Big Road Meeting

Standing Room Only At

Expressway Meeting

By Alan Tristram
10th September 2009

A large overflow group of Raumati residents had to stand in an alcove and kitchen area during an Expressway meeting at the Raumati South RSA Hall.

The main meeting attracted a capacity crowd of over 80 into the supper room. But up to 20 other people had to try to follow the action from the hall entrance and the kitchen/servery next door.

The organisers had been told the main hall was not available on the night — but it was clearly needed to accommodate the overflow crowd.

The meeting was called to consider the two Government options for Express Ways through the district.

The bombshell proposals from the NZ Transport Agency have thrown KCDC plans for the Western Link Road into disarray – and threatened major delays in its construction, which was due to get under way by the end of the year.

The Raumati South meeting attracted a big turnout by politicians as well as local people.

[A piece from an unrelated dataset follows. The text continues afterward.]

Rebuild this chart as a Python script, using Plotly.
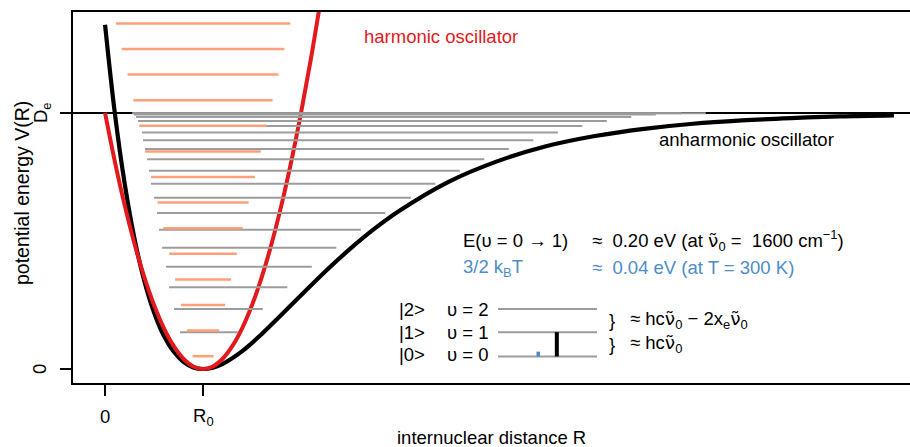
import plotly.graph_objects as go

# ---------------------------------------------------------------
# Potential curves: R in units of R0, V in units of De
# ---------------------------------------------------------------
morse_R = [0.0, 0.1, 0.2, 0.3, 0.4, 0.5, 0.6, 0.7, 0.8, 0.9, 1.0, 1.1, 1.2,
           1.4, 1.6, 1.8, 2.0, 2.25, 2.5, 2.75, 3.0, 3.5, 4.0, 4.5, 5.0,
           5.5, 6.0, 6.5, 7.0, 7.5, 8.05]
morse_V = [1.345, 0.999, 0.725, 0.510, 0.345, 0.221, 0.130, 0.068, 0.028,
           0.006, 0.0, 0.005, 0.020, 0.070, 0.137, 0.212, 0.288, 0.382,
           0.469, 0.548, 0.617, 0.730, 0.811, 0.870, 0.910, 0.938, 0.958,
           0.971, 0.980, 0.987, 0.991]

harm_R = [0.0, 0.1, 0.2, 0.3, 0.4, 0.5, 0.6, 0.7, 0.8, 0.9, 1.0, 1.1, 1.2,
          1.3, 1.4, 1.5, 1.6, 1.7, 1.8, 1.9, 2.0, 2.1, 2.2]
harm_V = [1.00, 0.81, 0.64, 0.49, 0.36, 0.25, 0.16, 0.09, 0.04, 0.01, 0.0,
          0.01, 0.04, 0.09, 0.16, 0.25, 0.36, 0.49, 0.64, 0.81, 1.00, 1.21,
          1.44]

# Anharmonic vibrational levels (v = 1 ... 20): energy, left and right end
anh_E = [0.144, 0.234, 0.319, 0.399, 0.474, 0.544, 0.609, 0.669, 0.724,
         0.774, 0.819, 0.859, 0.894, 0.924, 0.949, 0.969, 0.984, 0.994,
         0.999, 0.999]
anh_left = [0.765, 0.704, 0.653, 0.622, 0.582, 0.551, 0.531, 0.500, 0.469,
            0.449, 0.429, 0.408, 0.388, 0.378, 0.357, 0.337, 0.316, 0.296,
            0.286, 0.276]
anh_right = [1.358, 1.610, 1.860, 2.110, 2.360, 2.610, 2.860, 3.120, 3.370,
             3.620, 3.870, 4.120, 4.370, 4.620, 4.870, 5.120, 5.370, 5.620,
             5.880, 6.130]

# Harmonic levels (v = 0 ... 13): energy and half-length around R0
harm_E = [0.05, 0.15, 0.25, 0.35, 0.45, 0.55, 0.65, 0.75, 0.85, 0.95, 1.05,
          1.15, 1.25, 1.35]
harm_half = [0.107, 0.165, 0.225, 0.285, 0.345, 0.405, 0.465, 0.530, 0.590,
             0.650, 0.710, 0.770, 0.830, 0.890]

R0 = 1.0
De = 1.0

# Lowest three anharmonic levels for the small scheme on the right
scheme_E = [0.049, 0.144, 0.234]
scheme_x = [4.01, 5.02]
E01_eV = 0.20      # E(v=0 -> 1)
kT32_eV = 0.04     # 3/2 kB T at 300 K

RED = "#E3191C"
SALMON = "#FFA07A"
GREY = "#9C9C9C"
BLUE = "#4C8DC8"
FONT = "Liberation Sans, Arial, Helvetica, sans-serif"
FS = 18.5


def segments(x0s, x1s, ys):
    xs, yy = [], []
    for a, b, y in zip(x0s, x1s, ys):
        xs += [a, b, None]
        yy += [y, y, None]
    return xs, yy


fig = go.Figure()

# Morse potential
fig.add_trace(go.Scatter(x=morse_R, y=morse_V, mode="lines",
                         line=dict(color="black", width=4.2, shape="spline"),
                         hoverinfo="skip"))
# harmonic potential
fig.add_trace(go.Scatter(x=harm_R, y=harm_V, mode="lines",
                         line=dict(color=RED, width=4, shape="spline"),
                         hoverinfo="skip"))

# anharmonic levels
gx, gy = segments(anh_left, anh_right, anh_E)
fig.add_trace(go.Scatter(x=gx, y=gy, mode="lines",
                         line=dict(color=GREY, width=2), hoverinfo="skip"))

# harmonic levels
hx, hy = segments([R0 - h for h in harm_half], [R0 + h for h in harm_half],
                  harm_E)
fig.add_trace(go.Scatter(x=hx, y=hy, mode="lines",
                         line=dict(color=SALMON, width=2.5), hoverinfo="skip"))

# level scheme |0>, |1>, |2>
sx, sy = segments([scheme_x[0]] * 3, [scheme_x[1]] * 3, scheme_E)
fig.add_trace(go.Scatter(x=sx, y=sy, mode="lines",
                         line=dict(color=GREY, width=2), hoverinfo="skip"))

# thermal energy vs. first excitation
gap01 = scheme_E[1] - scheme_E[0]
fig.add_trace(go.Scatter(x=[4.42, 4.42],
                         y=[scheme_E[0], scheme_E[0] + gap01 * kT32_eV / E01_eV],
                         mode="lines", line=dict(color=BLUE, width=3.5),
                         hoverinfo="skip"))
fig.add_trace(go.Scatter(x=[4.61, 4.61], y=[scheme_E[0], scheme_E[1]],
                         mode="lines", line=dict(color="black", width=4),
                         hoverinfo="skip"))

# dissociation limit
fig.add_shape(type="line", xref="paper", x0=0, x1=1, yref="y", y0=De, y1=De,
              line=dict(color="black", width=2), layer="below")


def note(x, y, text, color="black", size=FS, xanchor="left", xref="x",
         yref="y", angle=0):
    fig.add_annotation(x=x, y=y, xref=xref, yref=yref, text=text,
                       showarrow=False, xanchor=xanchor, yanchor="middle",
                       textangle=angle, font=dict(family=FONT, size=size,
                                                  color=color))


# wavenumber symbol: nu with a tilde on top
nu0 = ("<span style=\"font-family:'DejaVu Sans'\">\u03bd\u0303</span>"
       "<sub>0</sub>")

note(2.62, 1.297, "harmonic oscillator", color=RED)
note(5.63, 0.898, "anharmonic oscillator")

note(3.63, 0.500, "E(\u03c5 = 0 \u2192 1)")
note(4.95, 0.500, "\u2248  %.2f eV (at %s =  1600 cm<sup>\u22121</sup>)"
     % (E01_eV, nu0))
note(3.63, 0.395, "3/2 k<sub>B</sub>T", color=BLUE)
note(4.95, 0.395, "\u2248  %.2f eV (at T = 300 K)" % kT32_eV, color=BLUE)

for lab, v, y in zip(["|0>", "|1>", "|2>"], ["0", "1", "2"],
                     [0.055, 0.142, 0.234]):
    note(2.98, y, lab)
    note(3.47, y, "\u03c5 = " + v)

note(5.12, (scheme_E[1] + scheme_E[2]) / 2, "}")
note(5.12, (scheme_E[0] + scheme_E[1]) / 2, "}")
note(5.34, (scheme_E[1] + scheme_E[2]) / 2 + 0.004,
     "\u2248 hc%s \u2212 2x<sub>e</sub>%s" % (nu0, nu0))
note(5.34, (scheme_E[0] + scheme_E[1]) / 2, "\u2248 hc%s" % nu0)

# tick labels and axis titles
note(0, -0.0916, "0", xanchor="center", yref="paper")
note(R0, -0.0916, "R<sub>0</sub>", xanchor="center", yref="paper")
note(-0.0406, 0, "0", xanchor="center", xref="paper", angle=-90)
note(-0.037, De, "D<sub>e</sub>", xanchor="center", xref="paper", angle=-90)
note(0.5, -0.1480, "internuclear distance R", xanchor="center",
     xref="paper", yref="paper")
note(-0.061, 0.512, "potential energy V(R)", xanchor="center",
     xref="paper", yref="paper", angle=-90, size=19.5)

fig.update_layout(
    width=910, height=447,
    margin=dict(l=73, r=0, t=12, b=64),
    paper_bgcolor="white", plot_bgcolor="white",
    showlegend=False,
    font=dict(family=FONT, size=FS, color="black"),
    xaxis=dict(range=[-0.327, 8.214], showgrid=False, zeroline=False,
               showline=True, linecolor="black", linewidth=2, mirror=True,
               ticks="outside", ticklen=11, tickwidth=2, tickcolor="black",
               tickvals=[0, R0], showticklabels=False),
    yaxis=dict(range=[-0.0547, 1.3945], showgrid=False, zeroline=False,
               showline=True, linecolor="black", linewidth=2, mirror=False,
               ticks="outside", ticklen=11, tickwidth=2, tickcolor="black",
               tickvals=[0, De], showticklabels=False),
)

fig.write_html("out.html")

They included Labour MP for Mana Winnie Laban, National list MP Hekia Parata and Mayor Jenny Rowan – as well as a raft of other local politicians.

Meeting chair Chriss Bull says there was general agreement that:

  • Local people should not be hung up on just the two Government options for the Expressways. (Known as the Eastern and Western Options).
  • Strong support for ‘Option Four’ – which would upgrade the present SH1 With flyovers and the removal of traffic lights.
  • Strong support for improved rail services – with truck freight being moved off roads and onto trains.
  • An interchange should be built at Ihakara Street, rather than at Poplar Avenue.
  • Strong support for a two-lane ‘local’ road along the WLR route.

Local councillor Lyndy McIntyre (KCDC Paekakariki/Raumati ward) told the meeting that the Governments Expressway plans were linked with its support for the introduction of much heavier trucks.

‘This is about getting from Auckland to Wellington – and all about big trucks,’ Cr McIntyre said.

She urged people to consider other options and to ask “Do we need a motorway? And if so, which entrances.”

Regional Council Nigel Wilson also said plans for an Expressway had been driven by a transport lobby wanting trucks increased from 44 tons to over 50 tons.

“We must tell the Minister that Options One and Two and the four-laning; of the Western Link Road are unacceptable,” he stated.

The meeting concluded with general agreement that submissions should be made in the Expressway consultation process – and that further as yet undefined action should be taken to protect local communities.